Sunday, August 28, 2011

Long Live Massoud, Lion of Panjshir.

The Massoudist movement is leading the campaign against Karzai and the Yanks. They derive their political and moral legacy from the fallen Northern Alliance commander Ahmad Shah Massoud, known in life and death as the Lion of Panjshir because of his skillfulness in keeping Islamist riffraff out of a sensitive valley region 100 kilometres north of Kabul. Massoud was only killed by Al Qaeda agents masquerading as journalists a few days before 9/11.

. . .The political higher-ups of Massoudism include Abdullah Abdullah, the former foreign minister and a presidential candidate in 2009 whose true poll numbers may never be known thanks to widespread voter fraud in that election. Another is Amrullah Saleh, the former head of Afghan intelligence and once a comrade of Massoud. Saleh mistrusts Karzai’s closeness to Pakistan (one reason for his resignation a year ago) and believes that another bloody civil war is inevitable if a Pashtun supremacist party like the Taliban are legitimised. He’s warned in print against the impending Hezbollah-isation of Afghanistan if “reintegration and reconciliation” come off. . .

That's from an essay by Michael Weiss, in New Criterion. I get a kind mention, as does Mike Petrou of Macleans and our dear friend Fahim Dashty back in Kabul.

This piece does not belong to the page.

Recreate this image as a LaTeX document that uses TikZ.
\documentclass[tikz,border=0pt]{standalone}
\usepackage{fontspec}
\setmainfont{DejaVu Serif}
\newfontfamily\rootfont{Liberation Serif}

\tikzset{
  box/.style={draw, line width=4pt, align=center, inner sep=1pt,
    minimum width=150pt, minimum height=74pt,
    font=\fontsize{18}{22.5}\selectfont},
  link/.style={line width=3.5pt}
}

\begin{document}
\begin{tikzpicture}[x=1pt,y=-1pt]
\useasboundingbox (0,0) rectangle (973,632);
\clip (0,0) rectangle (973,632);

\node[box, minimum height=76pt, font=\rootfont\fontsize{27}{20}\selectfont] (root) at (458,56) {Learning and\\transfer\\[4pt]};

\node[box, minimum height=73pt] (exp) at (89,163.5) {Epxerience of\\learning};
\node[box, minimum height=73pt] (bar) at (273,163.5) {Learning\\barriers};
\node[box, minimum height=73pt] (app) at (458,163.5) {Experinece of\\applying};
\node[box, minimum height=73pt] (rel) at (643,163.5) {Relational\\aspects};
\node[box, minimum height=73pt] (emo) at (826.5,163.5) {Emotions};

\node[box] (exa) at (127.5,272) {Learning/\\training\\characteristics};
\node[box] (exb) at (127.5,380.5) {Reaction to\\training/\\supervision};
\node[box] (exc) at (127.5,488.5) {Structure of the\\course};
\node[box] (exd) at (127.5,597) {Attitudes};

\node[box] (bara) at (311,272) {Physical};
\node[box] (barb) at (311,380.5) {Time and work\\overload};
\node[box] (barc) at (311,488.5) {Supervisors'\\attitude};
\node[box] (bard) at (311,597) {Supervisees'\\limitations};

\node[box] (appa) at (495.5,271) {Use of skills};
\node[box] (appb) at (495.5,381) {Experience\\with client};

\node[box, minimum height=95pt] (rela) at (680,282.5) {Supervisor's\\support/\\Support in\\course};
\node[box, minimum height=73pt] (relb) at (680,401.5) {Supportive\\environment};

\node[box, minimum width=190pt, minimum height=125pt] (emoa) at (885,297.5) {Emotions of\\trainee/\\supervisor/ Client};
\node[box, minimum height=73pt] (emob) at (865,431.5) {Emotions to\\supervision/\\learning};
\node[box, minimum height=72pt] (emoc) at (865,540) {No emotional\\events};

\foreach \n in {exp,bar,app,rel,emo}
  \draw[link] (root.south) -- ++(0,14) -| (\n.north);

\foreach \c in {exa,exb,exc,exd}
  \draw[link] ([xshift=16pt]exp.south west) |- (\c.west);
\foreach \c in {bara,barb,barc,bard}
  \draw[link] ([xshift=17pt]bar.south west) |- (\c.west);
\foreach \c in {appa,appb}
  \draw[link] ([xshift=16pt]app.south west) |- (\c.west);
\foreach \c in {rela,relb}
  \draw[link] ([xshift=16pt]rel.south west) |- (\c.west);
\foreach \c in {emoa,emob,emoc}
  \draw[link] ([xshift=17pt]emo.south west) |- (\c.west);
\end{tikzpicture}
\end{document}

Michael Weiss is someone to to keep your eye on. I know of no other journalist who has been monitoring the Syrian uprising as hopefully and as closely as he has. If I ever write anything about the Syrian rebels that contradicts something Michael has written, it means I'm wrong. Michael can be found regularly in the Telegraph, keeps the currency of the Henry Jackson Society in circulation and does journeyman work around Just Journalism.